A MILITARY POST AT MOSCOW.

That was the main and serious line of attack, as the revolutionists designed it. But at the time it was hard to understand their purpose, for in street fighting one can get no view, the firing comes from many sides at once, and you are open to equal danger from friend or foe. There is no front or rear, and you feel you are nothing but flanks. To every point of the compass you are exposed; there is no obvious line of advance, for the enemy may always be behind you. And there is no line of retreat, for at any moment your communications with your base may be cut, and you may be shot at for hours from street to street before you can get home for food or sleep. But the greatest difficulty in grasping the situation at once arose from the mere numbers of the barricades which had been already thrown up since the previous night. Over a large part of the district barricades had grown up quite at random. They appeared in every lane. Miniature barricades crossed the footpaths on the Boulevard gardens. They were especially thick in the Tsvietnoi, or Flower Boulevard, and often so flimsy that a push would knock them over. As signs of spiritual grace, nothing could have been nobler, for they were the work of high-hearted young men and girls, who, having read that barricades are the proper things in revolution, hastened to build them anywhere and anyhow. Tubs, shutters, gates, iron railings, telegraph poles, and front doors were hurriedly piled across a street or path, and left standing there as a menace to tyrants. So they were a menace to tyrants. Every bandbox there proved the deep-rooted hatred to tyranny. But not one of them would stop a bullet, and there was no possibility or intention of defending them for a moment. They were the work of splendid children learning to make war, and when at last they were torn up and burnt, one passed over their smouldering ruins with the regret we feel for broken toys.

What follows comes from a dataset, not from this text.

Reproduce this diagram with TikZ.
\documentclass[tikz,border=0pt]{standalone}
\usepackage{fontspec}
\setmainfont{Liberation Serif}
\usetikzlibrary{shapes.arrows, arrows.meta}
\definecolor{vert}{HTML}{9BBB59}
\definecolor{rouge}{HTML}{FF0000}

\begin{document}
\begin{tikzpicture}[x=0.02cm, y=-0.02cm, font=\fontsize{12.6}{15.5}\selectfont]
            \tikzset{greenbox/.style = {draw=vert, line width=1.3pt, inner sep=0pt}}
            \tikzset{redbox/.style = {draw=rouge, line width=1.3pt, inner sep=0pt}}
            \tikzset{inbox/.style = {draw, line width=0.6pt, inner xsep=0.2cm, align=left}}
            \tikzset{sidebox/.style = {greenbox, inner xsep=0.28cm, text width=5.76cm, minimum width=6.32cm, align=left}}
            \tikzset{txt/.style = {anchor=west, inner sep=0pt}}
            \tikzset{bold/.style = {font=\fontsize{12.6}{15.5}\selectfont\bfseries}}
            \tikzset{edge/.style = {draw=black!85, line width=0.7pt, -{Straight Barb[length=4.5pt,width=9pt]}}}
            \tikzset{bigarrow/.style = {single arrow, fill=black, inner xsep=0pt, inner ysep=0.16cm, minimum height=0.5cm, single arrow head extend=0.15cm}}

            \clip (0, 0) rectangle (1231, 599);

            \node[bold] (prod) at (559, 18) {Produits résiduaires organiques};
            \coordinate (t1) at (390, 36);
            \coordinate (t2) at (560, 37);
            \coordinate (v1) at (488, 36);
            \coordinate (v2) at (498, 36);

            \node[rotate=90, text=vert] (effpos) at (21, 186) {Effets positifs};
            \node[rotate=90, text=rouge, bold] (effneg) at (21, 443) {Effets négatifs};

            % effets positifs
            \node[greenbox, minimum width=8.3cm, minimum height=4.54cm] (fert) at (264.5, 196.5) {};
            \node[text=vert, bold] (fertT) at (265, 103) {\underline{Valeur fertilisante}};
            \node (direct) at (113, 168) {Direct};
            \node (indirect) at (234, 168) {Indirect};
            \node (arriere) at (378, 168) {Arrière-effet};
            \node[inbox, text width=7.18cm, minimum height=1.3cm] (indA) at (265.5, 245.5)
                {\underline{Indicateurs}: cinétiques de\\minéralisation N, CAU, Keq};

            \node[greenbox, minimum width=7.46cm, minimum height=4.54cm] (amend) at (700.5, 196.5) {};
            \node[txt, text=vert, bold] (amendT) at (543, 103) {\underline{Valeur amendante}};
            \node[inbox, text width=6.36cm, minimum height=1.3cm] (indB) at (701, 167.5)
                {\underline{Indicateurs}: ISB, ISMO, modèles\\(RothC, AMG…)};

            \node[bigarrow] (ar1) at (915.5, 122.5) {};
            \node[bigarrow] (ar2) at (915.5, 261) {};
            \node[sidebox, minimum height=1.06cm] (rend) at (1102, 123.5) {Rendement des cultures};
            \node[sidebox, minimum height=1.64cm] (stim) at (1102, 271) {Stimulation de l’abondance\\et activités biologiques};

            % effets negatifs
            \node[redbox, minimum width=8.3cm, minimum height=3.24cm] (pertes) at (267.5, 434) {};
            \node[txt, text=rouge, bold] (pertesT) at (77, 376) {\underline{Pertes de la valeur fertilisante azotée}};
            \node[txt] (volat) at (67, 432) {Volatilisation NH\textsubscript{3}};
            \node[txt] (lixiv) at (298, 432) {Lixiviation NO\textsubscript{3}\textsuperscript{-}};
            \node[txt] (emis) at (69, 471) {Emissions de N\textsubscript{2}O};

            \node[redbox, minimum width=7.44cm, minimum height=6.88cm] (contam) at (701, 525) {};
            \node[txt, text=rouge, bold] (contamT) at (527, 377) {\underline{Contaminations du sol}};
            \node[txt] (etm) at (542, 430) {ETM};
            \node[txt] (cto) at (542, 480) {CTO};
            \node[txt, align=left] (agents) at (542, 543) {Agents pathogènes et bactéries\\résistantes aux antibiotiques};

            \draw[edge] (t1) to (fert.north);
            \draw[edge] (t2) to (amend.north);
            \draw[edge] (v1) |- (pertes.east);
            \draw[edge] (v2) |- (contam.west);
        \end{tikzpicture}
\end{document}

The very multitude of these barricades (early next morning I counted one hundred and thirty of them, and I had not seen nearly half) made it difficult to understand the main purpose of all the fighting, when I found myself suddenly plunged into the middle of it that first afternoon. Alone, and very ignorant both of the language and the town, I could not at first discover any design on either side, beyond setting up barricades and knocking them down again. It seemed as if the Government might have left the revolutionists alone, and simply issued a proclamation to the citizens of Moscow: “Keep your streets blocked up if you like. We should have thought it inconvenient, but it really makes no difference to us.” Like most other people, I had no experience of street fighting to guide me, and it was with this sense of uncertainty and bewilderment that I made my way from point to point towards the part of the Tverskaya from which the sound of guns came. To get into the main street itself was impossible, for every approach was guarded by sentries, who cried “Halt!” and then fired with inconsiderate rapidity. To the crowds of peaceful citizens, such behaviour was novel and pleasantly exciting. They gathered in thick groups behind the shelter of any street corner, or up the passages, and even in the porches of big shops and banks. Every now and then some one would snatch off his cap and dash across an exposed street as though he were finishing for a hundred yards. The crowd held their breaths and watched eagerly, hoping to see him fall, as an audience hopes to see the tight-rope girl break her neck. But when he reached safety and waved his arms, they cheered and another started.